Violence is everywhere in media, and our children are constantly exposed to violent acts on television in cartoons, news, and even family shows. Does this violence influence our children to be violent than if they had not ever been exposed to media violence? This article will explore both sides of this issue.
One side of this issue is that there is no clear evidence to support that media violence influences or increases violence among children. People in this camp will point to psychological studies on the matter. Not all of these studies show a direct relationship between media violence and increased levels of aggression. The studies that do show a correlation only demonstrate a small percentage of a relationship between media violence and increased aggression with the range being from %1 to %9. An argument is also put forward that the participants in these studies may have been influenced to behave aggressively because of the experimenters were seeking, almost approving aggressive behavior. The overall point to this argument is that psychological studies have had mixed results, which means it is not exactly clear that exposure to media violence alone influences aggressive behavior.

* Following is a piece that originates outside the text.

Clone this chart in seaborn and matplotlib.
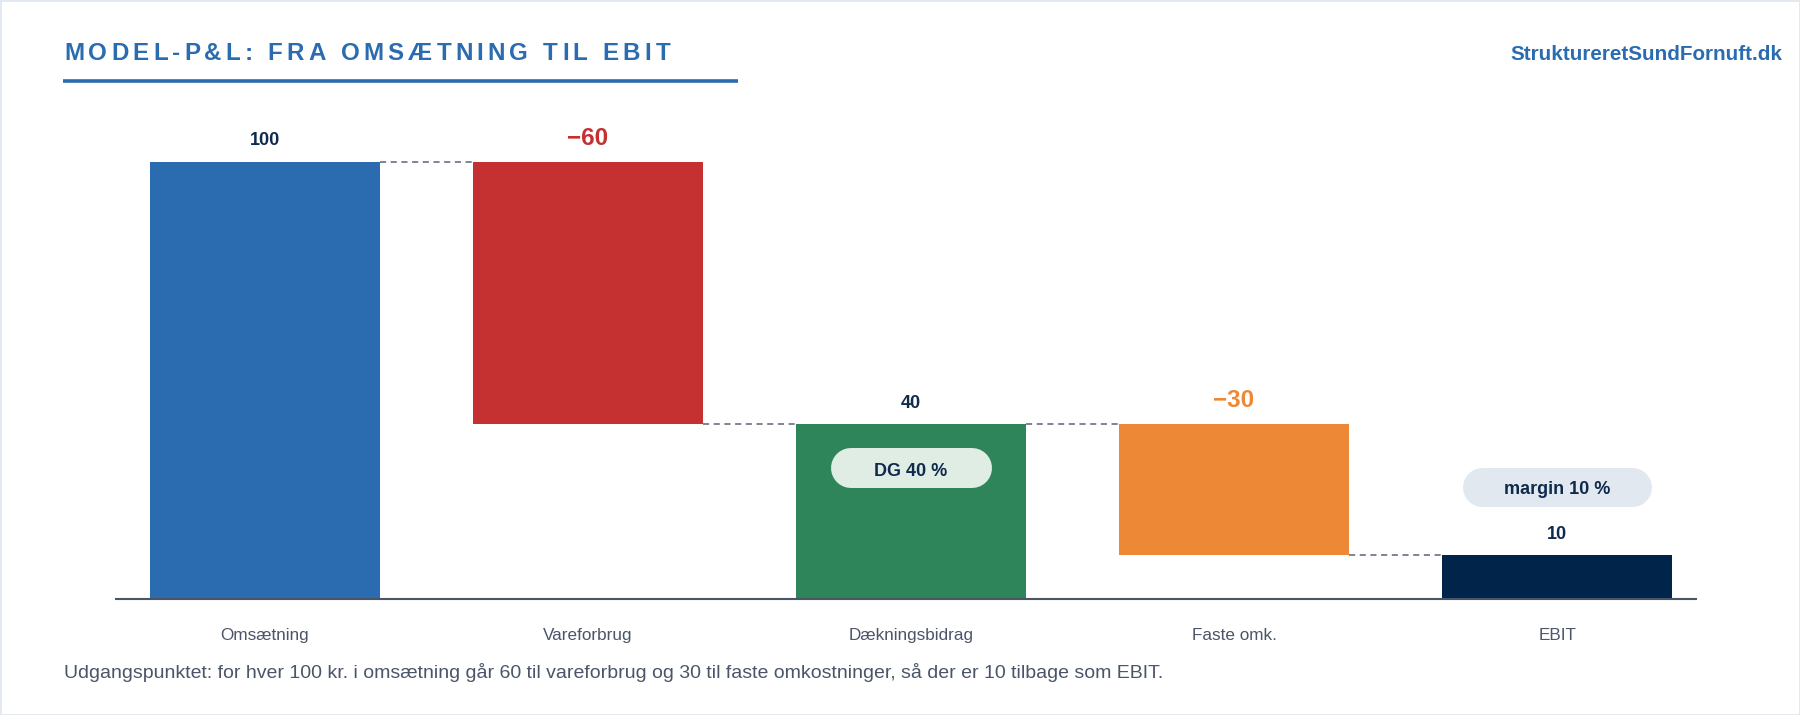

The yes side of this argument focuses on studies that do show a relationship between media violence and increased aggression. The argument here is that watching a steady diet of media violence cultivates increased aggression especially if this violence is watched early in life. When addressing the inconsistent results from studies about media violence and increased aggression the argument is that people are affected differently. In other words, people should worry about the people who are influenced by media violence. This reasoning is that people who are susceptible to media violence, become desensitized to aggression and violence, and are thus more likely to engage in aggression and violence without emotional attachment to the behaviors.
This writer accepts the view that continuous exposure to violence on television does cultivate a sense of violence as an acceptable method to solve problems. Although, people have always been violent, it does not seem to be a good idea to expound and build on these natural tendencies by exposing our children to constant media violence.
Nier, J. A. (2009). Taking sides: Clashing views in social psychology (3rd Ed.). New York: McGraw Hill.